If every big company ran an incubator in its own sector, what an impact that would make — not least by pushing short-termist City money to the sidelines. But the City could do it too, incubating innovators in fashionable ‘fintech’. This nexus of cash and brains might make up for our lack of the ‘clusters’ of techies and financiers that make the US start-up scene thrive.
How to give it a better chance of happening? Gordon Brown introduced incentives for corporate venturing in 2000, but the timing was poor after the dotcom crash and the scheme expired in 2010. An RSA study in 2012 found the level of UK corporate venturing ‘modest’, despite its attraction ‘as an approach which offers greater diversity and longer time frames for investments than the ailing conventional venture capital sector’. There have been recent pleas to Business Secretary Vince Cable to reintroduce an enhanced version of the tax scheme, but alas he seems too busy with his new campaign for more ethnic minorities in FTSE 100 boardrooms. Someone should slap a Post-It on his pate with the single word ‘Priorities’.
Brakes on prosperity
The Legatum Institute’s Prosperity Index, published this week, ranked the UK 13th in the world on wide-ranging indicators of income and wellbeing. We came in behind Iceland and Ireland, both Lazarus-like recovery stories, but satisfactorily ahead of Germany and France — prompting George Osborne to praise himself for ‘the difficult decisions we have taken to deliver economic security and control the public finances’. If that’s (as it were) a bit rich in the light of public borrowing this year so far 10 per cent higher than last year, the Chancellor was on firmer ground when he said ‘It’s fantastic to see Britain leading the way for entrepreneurship’: in that sub-index, the UK ranked eighth, with notably low business start-up costs and a high level of belief that ‘people can get ahead by working hard’.
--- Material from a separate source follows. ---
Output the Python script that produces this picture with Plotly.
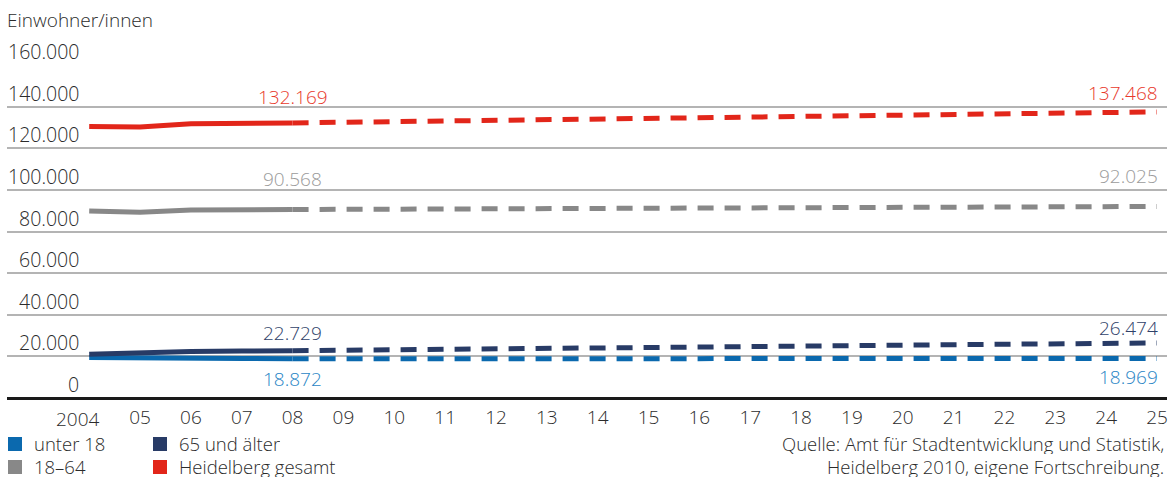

Two other components of the survey make me think that conditions for entrepreneurship could be greatly improved, however. One is that 53 per cent of UK poll respondents think ‘business and government are corrupt’. That’s healthier than Greece, Italy and Spain, where the figure is 88 per cent, but still the exaggerated collapse of public trust in all forms of institution is a hidden brake on honest enterprise, large and small. Secondly, 87 per cent of UK respondents apparently declare themselves ‘satisfied with the quality of education’, when (as I gathered at the Hayman soirée) perhaps they ought to expect and demand better. Both cynicism and complacency are enemies of prosperity.
My hero O’Leary
Michael O’Leary of Ryanair has long been an anti-hero of this column. I loved his airline when it was consistently rude to me as a passenger, because it set benchmarks of ruthless punctuality and rock-bottom fares that shook the whole European airline sector. I was suspicious of the idea that, having exhausted other routes to growth, he was going to polish up his customer service and stop ‘unnecessarily pissing people off’; but the new tone is a triumph, and Ryanair’s profit is expected to top €750 million for the current year. ‘If I’d known being nicer to customers was going to work so well,’ O’Leary says, ‘I’d have started many years ago.’ Having once been so dismissive of the internet that he hired a student and a sixth-former to design Ryanair’s first website, he has even turned techie and created ‘Ryanair Labs’ to develop state-of-the-art ‘user forums’. We should put him on the ‘most admired’ pedestal that I fear — after last week’s tragic Virgin Galactic crash — has just been vacated by Sir Richard Branson.